My solo exhibition at the Australian National Botanical Gardens (ANBG) Gallery, The Colour of Eucalyptus featured textile, basket and paper-based works that arose from my eucalyptus dye research undertaken at the ANBG from June-November 2016.
This project has been assisted by the Australian Government through the Australia Council for the Arts, its arts funding and advisory body.
During the project I recorded the colours from the leaves of 230 and the bark from 100 eucalypt species. Each dye has been recorded on a small pieced sampler made from 7 different fabrics, as each fabric shows the dyes uniquely. Together these samplers create a Dye Diary. .
The leaves which create these wonderful dyes were also highlighted in pressed leaf arrangements on paper. Three leaves from each plant have been glued to paper to create large visual records of the leaves which supplied each dye.
A series of small baskets, Held Mysteries were been made using a range of threads, each woven from the colours of one eucalypt species.
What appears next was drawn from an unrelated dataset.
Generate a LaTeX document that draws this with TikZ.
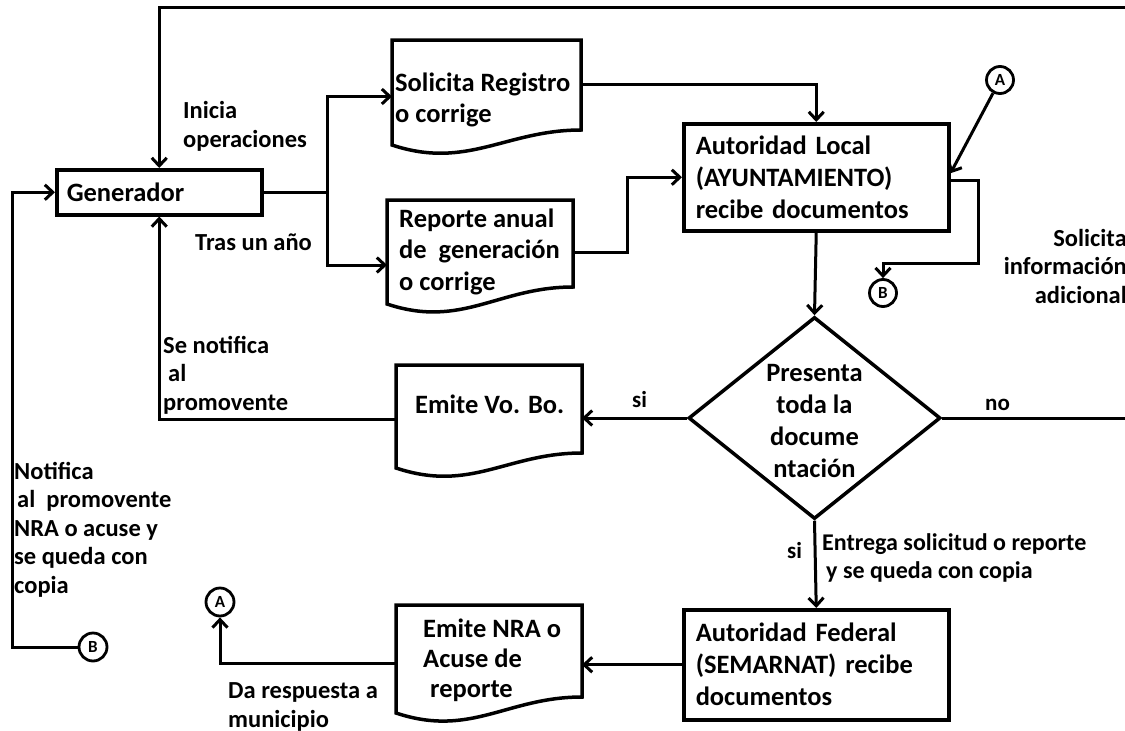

Using plant dyes is a mysterious process emerging between the plant materials and human intervention. Many eucalypts give unexpected results such as bright oranges and reds on wool. Each basket is made from the threads coloured by one eucalypt species.
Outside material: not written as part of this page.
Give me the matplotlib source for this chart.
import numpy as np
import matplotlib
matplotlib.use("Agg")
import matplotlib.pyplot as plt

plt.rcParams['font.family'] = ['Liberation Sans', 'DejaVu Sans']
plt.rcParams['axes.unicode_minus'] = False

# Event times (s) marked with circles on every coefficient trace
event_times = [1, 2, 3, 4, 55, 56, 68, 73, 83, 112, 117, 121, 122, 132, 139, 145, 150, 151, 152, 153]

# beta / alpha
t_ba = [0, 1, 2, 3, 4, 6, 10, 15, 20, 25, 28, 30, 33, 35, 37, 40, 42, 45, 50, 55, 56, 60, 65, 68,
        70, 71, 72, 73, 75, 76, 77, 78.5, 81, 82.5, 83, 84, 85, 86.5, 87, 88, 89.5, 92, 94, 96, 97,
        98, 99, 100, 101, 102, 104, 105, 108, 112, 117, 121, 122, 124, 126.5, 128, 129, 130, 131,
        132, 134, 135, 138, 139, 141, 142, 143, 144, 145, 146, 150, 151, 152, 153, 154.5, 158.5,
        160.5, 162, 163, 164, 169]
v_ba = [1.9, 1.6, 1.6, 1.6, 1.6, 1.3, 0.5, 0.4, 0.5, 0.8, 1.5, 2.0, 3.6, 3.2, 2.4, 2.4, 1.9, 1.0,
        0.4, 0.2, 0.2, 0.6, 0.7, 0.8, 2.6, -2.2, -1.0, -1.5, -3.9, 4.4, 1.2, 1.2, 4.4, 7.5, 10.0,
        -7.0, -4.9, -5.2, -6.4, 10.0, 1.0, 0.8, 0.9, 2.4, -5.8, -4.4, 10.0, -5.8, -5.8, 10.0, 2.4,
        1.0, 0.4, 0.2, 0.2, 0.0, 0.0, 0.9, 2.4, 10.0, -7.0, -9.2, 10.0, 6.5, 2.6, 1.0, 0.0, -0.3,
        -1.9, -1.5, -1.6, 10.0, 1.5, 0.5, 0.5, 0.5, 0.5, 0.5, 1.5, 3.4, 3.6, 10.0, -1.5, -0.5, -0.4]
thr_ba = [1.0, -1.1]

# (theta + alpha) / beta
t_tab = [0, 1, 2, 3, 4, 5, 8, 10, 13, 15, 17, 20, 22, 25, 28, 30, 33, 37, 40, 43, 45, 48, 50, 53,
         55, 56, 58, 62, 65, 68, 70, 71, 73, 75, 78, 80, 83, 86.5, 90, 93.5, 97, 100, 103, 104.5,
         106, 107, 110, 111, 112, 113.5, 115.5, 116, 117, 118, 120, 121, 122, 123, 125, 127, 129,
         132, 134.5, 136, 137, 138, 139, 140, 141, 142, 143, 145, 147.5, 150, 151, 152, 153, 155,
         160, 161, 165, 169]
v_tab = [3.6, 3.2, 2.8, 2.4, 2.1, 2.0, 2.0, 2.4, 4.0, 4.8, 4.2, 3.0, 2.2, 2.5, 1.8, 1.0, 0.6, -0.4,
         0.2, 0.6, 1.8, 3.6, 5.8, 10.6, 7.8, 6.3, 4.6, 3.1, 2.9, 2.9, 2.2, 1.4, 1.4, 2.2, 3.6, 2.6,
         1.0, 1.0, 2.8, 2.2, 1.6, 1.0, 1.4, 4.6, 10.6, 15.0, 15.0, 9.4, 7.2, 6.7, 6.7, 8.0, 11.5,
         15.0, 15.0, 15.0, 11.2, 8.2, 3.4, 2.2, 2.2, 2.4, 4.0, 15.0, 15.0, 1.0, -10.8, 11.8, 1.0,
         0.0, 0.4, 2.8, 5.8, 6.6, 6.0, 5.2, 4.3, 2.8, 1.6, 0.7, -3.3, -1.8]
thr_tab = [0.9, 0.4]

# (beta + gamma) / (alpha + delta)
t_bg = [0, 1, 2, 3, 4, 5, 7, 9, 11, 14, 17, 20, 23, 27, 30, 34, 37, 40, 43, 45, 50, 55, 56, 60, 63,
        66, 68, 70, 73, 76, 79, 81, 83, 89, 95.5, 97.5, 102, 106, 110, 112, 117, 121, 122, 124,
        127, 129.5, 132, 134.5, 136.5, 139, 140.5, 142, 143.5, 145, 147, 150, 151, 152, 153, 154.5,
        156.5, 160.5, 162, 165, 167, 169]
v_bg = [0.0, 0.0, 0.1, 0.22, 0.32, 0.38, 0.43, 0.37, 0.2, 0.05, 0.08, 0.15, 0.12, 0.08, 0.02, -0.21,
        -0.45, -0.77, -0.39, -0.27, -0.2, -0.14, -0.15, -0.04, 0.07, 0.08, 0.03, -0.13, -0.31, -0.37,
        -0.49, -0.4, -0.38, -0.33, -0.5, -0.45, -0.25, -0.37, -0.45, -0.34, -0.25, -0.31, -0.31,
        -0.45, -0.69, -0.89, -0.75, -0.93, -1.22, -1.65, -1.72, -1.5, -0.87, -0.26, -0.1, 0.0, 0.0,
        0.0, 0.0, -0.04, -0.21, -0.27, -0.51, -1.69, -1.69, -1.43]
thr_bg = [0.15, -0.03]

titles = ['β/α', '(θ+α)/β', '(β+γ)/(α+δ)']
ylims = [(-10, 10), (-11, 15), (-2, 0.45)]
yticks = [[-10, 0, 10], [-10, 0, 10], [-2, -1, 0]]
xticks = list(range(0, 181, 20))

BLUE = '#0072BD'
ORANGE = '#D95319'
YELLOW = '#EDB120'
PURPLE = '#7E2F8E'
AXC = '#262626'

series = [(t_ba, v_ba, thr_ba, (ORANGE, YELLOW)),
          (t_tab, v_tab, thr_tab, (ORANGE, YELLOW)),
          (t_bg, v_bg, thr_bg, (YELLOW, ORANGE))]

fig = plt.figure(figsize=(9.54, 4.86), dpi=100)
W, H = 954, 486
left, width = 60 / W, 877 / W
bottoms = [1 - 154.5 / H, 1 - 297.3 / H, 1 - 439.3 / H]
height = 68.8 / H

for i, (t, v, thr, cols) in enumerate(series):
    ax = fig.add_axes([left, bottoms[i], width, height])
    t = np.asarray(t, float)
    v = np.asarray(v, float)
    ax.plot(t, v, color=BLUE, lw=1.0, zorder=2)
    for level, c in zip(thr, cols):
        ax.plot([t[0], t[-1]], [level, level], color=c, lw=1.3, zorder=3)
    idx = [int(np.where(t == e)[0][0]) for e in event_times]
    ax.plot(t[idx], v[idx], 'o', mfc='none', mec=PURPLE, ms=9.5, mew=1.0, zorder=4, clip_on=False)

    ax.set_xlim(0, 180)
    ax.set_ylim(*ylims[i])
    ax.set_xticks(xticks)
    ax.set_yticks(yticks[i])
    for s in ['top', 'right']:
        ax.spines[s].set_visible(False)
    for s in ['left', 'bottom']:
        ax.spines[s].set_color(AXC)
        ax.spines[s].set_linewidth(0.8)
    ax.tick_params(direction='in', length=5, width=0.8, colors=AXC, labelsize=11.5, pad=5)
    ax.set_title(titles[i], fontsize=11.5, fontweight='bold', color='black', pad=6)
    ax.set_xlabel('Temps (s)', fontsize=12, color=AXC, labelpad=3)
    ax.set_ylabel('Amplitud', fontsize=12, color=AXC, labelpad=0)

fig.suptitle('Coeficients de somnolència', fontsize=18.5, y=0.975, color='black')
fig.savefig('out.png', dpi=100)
Eucalypts are integral to the Australian environment and are found across the entire continent. I came to think of them as a mantle cloaking the country, their roots holding the soils and their leaves and branches providing habitat and shade. I made thousands of colours from the leaves and bark of the 230 eucalypts. The Eucalyptus Mantle series is made from linen, wool and silk dyed during the project. The pattern references weave structures that might be used for a cloth mantle.